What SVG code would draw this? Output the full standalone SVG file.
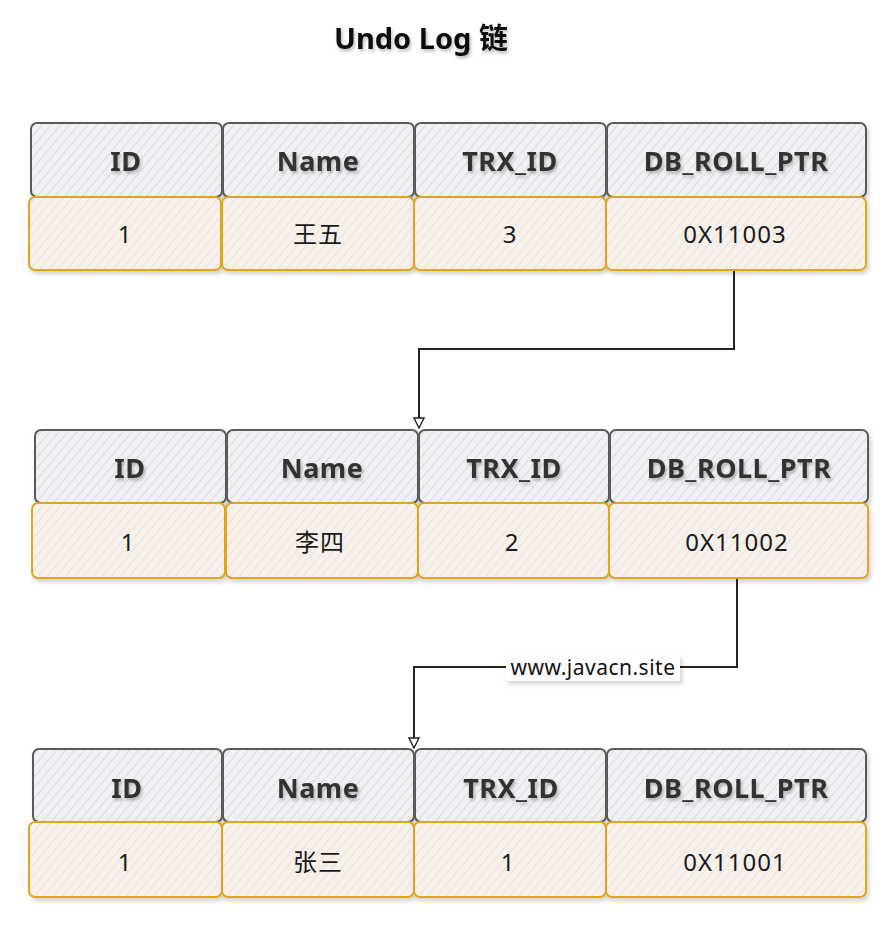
<svg xmlns="http://www.w3.org/2000/svg" width="891" height="925" viewBox="0 0 891 925">
<defs>
<pattern id="hatchH" patternUnits="userSpaceOnUse" width="7" height="7" patternTransform="rotate(40)">
<rect width="7" height="7" fill="#f1f1f4"/>
<line x1="0" y1="0" x2="0" y2="7" stroke="#d8d8df" stroke-width="1.8"/>
</pattern>
<pattern id="hatchD" patternUnits="userSpaceOnUse" width="7" height="7" patternTransform="rotate(40)">
<rect width="7" height="7" fill="#f8f1ea"/>
<line x1="0" y1="0" x2="0" y2="7" stroke="#e4e1e4" stroke-width="1.8"/>
</pattern>
<filter id="sh" x="-10%" y="-10%" width="130%" height="140%">
<feDropShadow dx="2" dy="3" stdDeviation="2" flood-color="#000" flood-opacity="0.18"/>
</filter>
<filter id="tsh" x="-10%" y="-20%" width="130%" height="160%">
<feDropShadow dx="1.5" dy="2.5" stdDeviation="1.5" flood-color="#000" flood-opacity="0.25"/>
</filter>
<marker id="arr" viewBox="0 0 12 12" refX="11" refY="6" markerWidth="12" markerHeight="12" markerUnits="userSpaceOnUse" orient="auto">
<path d="M1,1 L11,6 L1,11 Z" fill="#fff" stroke="#222" stroke-width="1.4"/>
</marker>
</defs>
<style>
.h rect{fill:url(#hatchH);stroke:#5a5a5a;stroke-width:2;filter:url(#sh)}
.d rect{fill:url(#hatchD);stroke:#e0a71c;stroke-width:2;filter:url(#sh)}
.h text{font-family:"Comic Sans MS","Noto Sans","DejaVu Sans",sans-serif;font-weight:bold;font-size:27px;letter-spacing:0.5px;fill:#333;text-anchor:middle;filter:url(#tsh)}
.d text{font-family:"Comic Sans MS","Noto Sans","Noto Sans CJK SC",sans-serif;font-size:24px;letter-spacing:1px;fill:#1a1a1a;text-anchor:middle}
.title{font-family:"Comic Sans MS","Noto Sans","Noto Sans CJK SC",sans-serif;font-weight:bold;font-size:29px;fill:#111;text-anchor:middle;filter:url(#tsh)}
.conn path{fill:none;stroke:#222;stroke-width:2}
.lbl{font-family:"Comic Sans MS","Noto Sans","DejaVu Sans",sans-serif;font-size:21px;letter-spacing:0.5px;fill:#111;text-anchor:middle}
</style>
<rect width="891" height="925" fill="#fff"/>
<text class="title" x="421" y="49">Undo Log 链</text>

<!-- Table 1 -->
<g id="t1-h-id" class="h"><rect x="31" y="123" width="191" height="74" rx="6"/><text x="126" y="171">ID</text></g>
<g id="t1-h-name" class="h"><rect x="223" y="123" width="191" height="74" rx="6"/><text x="318" y="171">Name</text></g>
<g id="t1-h-trx" class="h"><rect x="415" y="123" width="191" height="74" rx="6"/><text x="510" y="171">TRX_ID</text></g>
<g id="t1-h-ptr" class="h"><rect x="607" y="123" width="259" height="74" rx="6"/><text x="736" y="171">DB_ROLL_PTR</text></g>
<g id="t1-d-id" class="d"><rect x="29" y="197" width="192" height="73" rx="6"/><text x="125" y="243">1</text></g>
<g id="t1-d-name" class="d"><rect x="222" y="197" width="192" height="73" rx="6"/><text x="318" y="243">王五</text></g>
<g id="t1-d-trx" class="d"><rect x="414" y="197" width="192" height="73" rx="6"/><text x="510" y="243">3</text></g>
<g id="t1-d-ptr" class="d"><rect x="606" y="197" width="260" height="73" rx="6"/><text x="735" y="243">0X11003</text></g>

<!-- Table 2 -->
<g id="t2-h-id" class="h"><rect x="35" y="430" width="191" height="73" rx="6"/><text x="130" y="478">ID</text></g>
<g id="t2-h-name" class="h"><rect x="227" y="430" width="191" height="73" rx="6"/><text x="322" y="478">Name</text></g>
<g id="t2-h-trx" class="h"><rect x="419" y="430" width="190" height="73" rx="6"/><text x="514" y="478">TRX_ID</text></g>
<g id="t2-h-ptr" class="h"><rect x="610" y="430" width="258" height="73" rx="6"/><text x="739" y="478">DB_ROLL_PTR</text></g>
<g id="t2-d-id" class="d"><rect x="32" y="503" width="193" height="75" rx="6"/><text x="128" y="551">1</text></g>
<g id="t2-d-name" class="d"><rect x="226" y="503" width="192" height="75" rx="6"/><text x="320" y="551">李四</text></g>
<g id="t2-d-trx" class="d"><rect x="418" y="503" width="191" height="75" rx="6"/><text x="512" y="551">2</text></g>
<g id="t2-d-ptr" class="d"><rect x="609" y="503" width="259" height="75" rx="6"/><text x="737" y="551">0X11002</text></g>

<!-- Table 3 -->
<g id="t3-h-id" class="h"><rect x="33" y="749" width="189" height="73" rx="6"/><text x="127" y="798">ID</text></g>
<g id="t3-h-name" class="h"><rect x="223" y="749" width="191" height="73" rx="6"/><text x="318" y="798">Name</text></g>
<g id="t3-h-trx" class="h"><rect x="415" y="749" width="191" height="73" rx="6"/><text x="511" y="798">TRX_ID</text></g>
<g id="t3-h-ptr" class="h"><rect x="607" y="749" width="259" height="73" rx="6"/><text x="736" y="798">DB_ROLL_PTR</text></g>
<g id="t3-d-id" class="d"><rect x="29" y="822" width="193" height="75" rx="6"/><text x="125" y="871">1</text></g>
<g id="t3-d-name" class="d"><rect x="222" y="822" width="192" height="75" rx="6"/><text x="318" y="871">张三</text></g>
<g id="t3-d-trx" class="d"><rect x="414" y="822" width="192" height="75" rx="6"/><text x="508" y="871">1</text></g>
<g id="t3-d-ptr" class="d"><rect x="606" y="822" width="260" height="75" rx="6"/><text x="735" y="871">0X11001</text></g>

<!-- Connectors -->
<g id="connectors" class="conn">
<path d="M734,271 L734,349 L419,349 L419,428" marker-end="url(#arr)"/>
<path d="M737,579 L737,667 L414,667 L414,748" marker-end="url(#arr)"/>
<rect x="506" y="655" width="174" height="26" fill="#fff" filter="url(#sh)"/>
<text class="lbl" x="593" y="675">www.javacn.site</text>
</g>
</svg>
★ ★ ★
# [Set exercise]
Quote each line of the listing exactly, but leave the pictures out.

# [Full response]
What SVG code would draw this? Output the full standalone SVG file.
<svg xmlns="http://www.w3.org/2000/svg" width="891" height="925" viewBox="0 0 891 925">
<defs>
<pattern id="hatchH" patternUnits="userSpaceOnUse" width="7" height="7" patternTransform="rotate(40)">
<rect width="7" height="7" fill="#f1f1f4"/>
<line x1="0" y1="0" x2="0" y2="7" stroke="#d8d8df" stroke-width="1.8"/>
</pattern>
<pattern id="hatchD" patternUnits="userSpaceOnUse" width="7" height="7" patternTransform="rotate(40)">
<rect width="7" height="7" fill="#f8f1ea"/>
<line x1="0" y1="0" x2="0" y2="7" stroke="#e4e1e4" stroke-width="1.8"/>
</pattern>
<filter id="sh" x="-10%" y="-10%" width="130%" height="140%">
<feDropShadow dx="2" dy="3" stdDeviation="2" flood-color="#000" flood-opacity="0.18"/>
</filter>
<filter id="tsh" x="-10%" y="-20%" width="130%" height="160%">
<feDropShadow dx="1.5" dy="2.5" stdDeviation="1.5" flood-color="#000" flood-opacity="0.25"/>
</filter>
<marker id="arr" viewBox="0 0 12 12" refX="11" refY="6" markerWidth="12" markerHeight="12" markerUnits="userSpaceOnUse" orient="auto">
<path d="M1,1 L11,6 L1,11 Z" fill="#fff" stroke="#222" stroke-width="1.4"/>
</marker>
</defs>
<style>
.h rect{fill:url(#hatchH);stroke:#5a5a5a;stroke-width:2;filter:url(#sh)}
.d rect{fill:url(#hatchD);stroke:#e0a71c;stroke-width:2;filter:url(#sh)}
.h text{font-family:"Comic Sans MS","Noto Sans","DejaVu Sans",sans-serif;font-weight:bold;font-size:27px;letter-spacing:0.5px;fill:#333;text-anchor:middle;filter:url(#tsh)}
.d text{font-family:"Comic Sans MS","Noto Sans","Noto Sans CJK SC",sans-serif;font-size:24px;letter-spacing:1px;fill:#1a1a1a;text-anchor:middle}
.title{font-family:"Comic Sans MS","Noto Sans","Noto Sans CJK SC",sans-serif;font-weight:bold;font-size:29px;fill:#111;text-anchor:middle;filter:url(#tsh)}
.conn path{fill:none;stroke:#222;stroke-width:2}
.lbl{font-family:"Comic Sans MS","Noto Sans","DejaVu Sans",sans-serif;font-size:21px;letter-spacing:0.5px;fill:#111;text-anchor:middle}
</style>
<rect width="891" height="925" fill="#fff"/>
<text class="title" x="421" y="49">Undo Log 链</text>

<!-- Table 1 -->
<g id="t1-h-id" class="h"><rect x="31" y="123" width="191" height="74" rx="6"/><text x="126" y="171">ID</text></g>
<g id="t1-h-name" class="h"><rect x="223" y="123" width="191" height="74" rx="6"/><text x="318" y="171">Name</text></g>
<g id="t1-h-trx" class="h"><rect x="415" y="123" width="191" height="74" rx="6"/><text x="510" y="171">TRX_ID</text></g>
<g id="t1-h-ptr" class="h"><rect x="607" y="123" width="259" height="74" rx="6"/><text x="736" y="171">DB_ROLL_PTR</text></g>
<g id="t1-d-id" class="d"><rect x="29" y="197" width="192" height="73" rx="6"/><text x="125" y="243">1</text></g>
<g id="t1-d-name" class="d"><rect x="222" y="197" width="192" height="73" rx="6"/><text x="318" y="243">王五</text></g>
<g id="t1-d-trx" class="d"><rect x="414" y="197" width="192" height="73" rx="6"/><text x="510" y="243">3</text></g>
<g id="t1-d-ptr" class="d"><rect x="606" y="197" width="260" height="73" rx="6"/><text x="735" y="243">0X11003</text></g>

<!-- Table 2 -->
<g id="t2-h-id" class="h"><rect x="35" y="430" width="191" height="73" rx="6"/><text x="130" y="478">ID</text></g>
<g id="t2-h-name" class="h"><rect x="227" y="430" width="191" height="73" rx="6"/><text x="322" y="478">Name</text></g>
<g id="t2-h-trx" class="h"><rect x="419" y="430" width="190" height="73" rx="6"/><text x="514" y="478">TRX_ID</text></g>
<g id="t2-h-ptr" class="h"><rect x="610" y="430" width="258" height="73" rx="6"/><text x="739" y="478">DB_ROLL_PTR</text></g>
<g id="t2-d-id" class="d"><rect x="32" y="503" width="193" height="75" rx="6"/><text x="128" y="551">1</text></g>
<g id="t2-d-name" class="d"><rect x="226" y="503" width="192" height="75" rx="6"/><text x="320" y="551">李四</text></g>
<g id="t2-d-trx" class="d"><rect x="418" y="503" width="191" height="75" rx="6"/><text x="512" y="551">2</text></g>
<g id="t2-d-ptr" class="d"><rect x="609" y="503" width="259" height="75" rx="6"/><text x="737" y="551">0X11002</text></g>

<!-- Table 3 -->
<g id="t3-h-id" class="h"><rect x="33" y="749" width="189" height="73" rx="6"/><text x="127" y="798">ID</text></g>
<g id="t3-h-name" class="h"><rect x="223" y="749" width="191" height="73" rx="6"/><text x="318" y="798">Name</text></g>
<g id="t3-h-trx" class="h"><rect x="415" y="749" width="191" height="73" rx="6"/><text x="511" y="798">TRX_ID</text></g>
<g id="t3-h-ptr" class="h"><rect x="607" y="749" width="259" height="73" rx="6"/><text x="736" y="798">DB_ROLL_PTR</text></g>
<g id="t3-d-id" class="d"><rect x="29" y="822" width="193" height="75" rx="6"/><text x="125" y="871">1</text></g>
<g id="t3-d-name" class="d"><rect x="222" y="822" width="192" height="75" rx="6"/><text x="318" y="871">张三</text></g>
<g id="t3-d-trx" class="d"><rect x="414" y="822" width="192" height="75" rx="6"/><text x="508" y="871">1</text></g>
<g id="t3-d-ptr" class="d"><rect x="606" y="822" width="260" height="75" rx="6"/><text x="735" y="871">0X11001</text></g>

<!-- Connectors -->
<g id="connectors" class="conn">
<path d="M734,271 L734,349 L419,349 L419,428" marker-end="url(#arr)"/>
<path d="M737,579 L737,667 L414,667 L414,748" marker-end="url(#arr)"/>
<rect x="506" y="655" width="174" height="26" fill="#fff" filter="url(#sh)"/>
<text class="lbl" x="593" y="675">www.javacn.site</text>
</g>
</svg>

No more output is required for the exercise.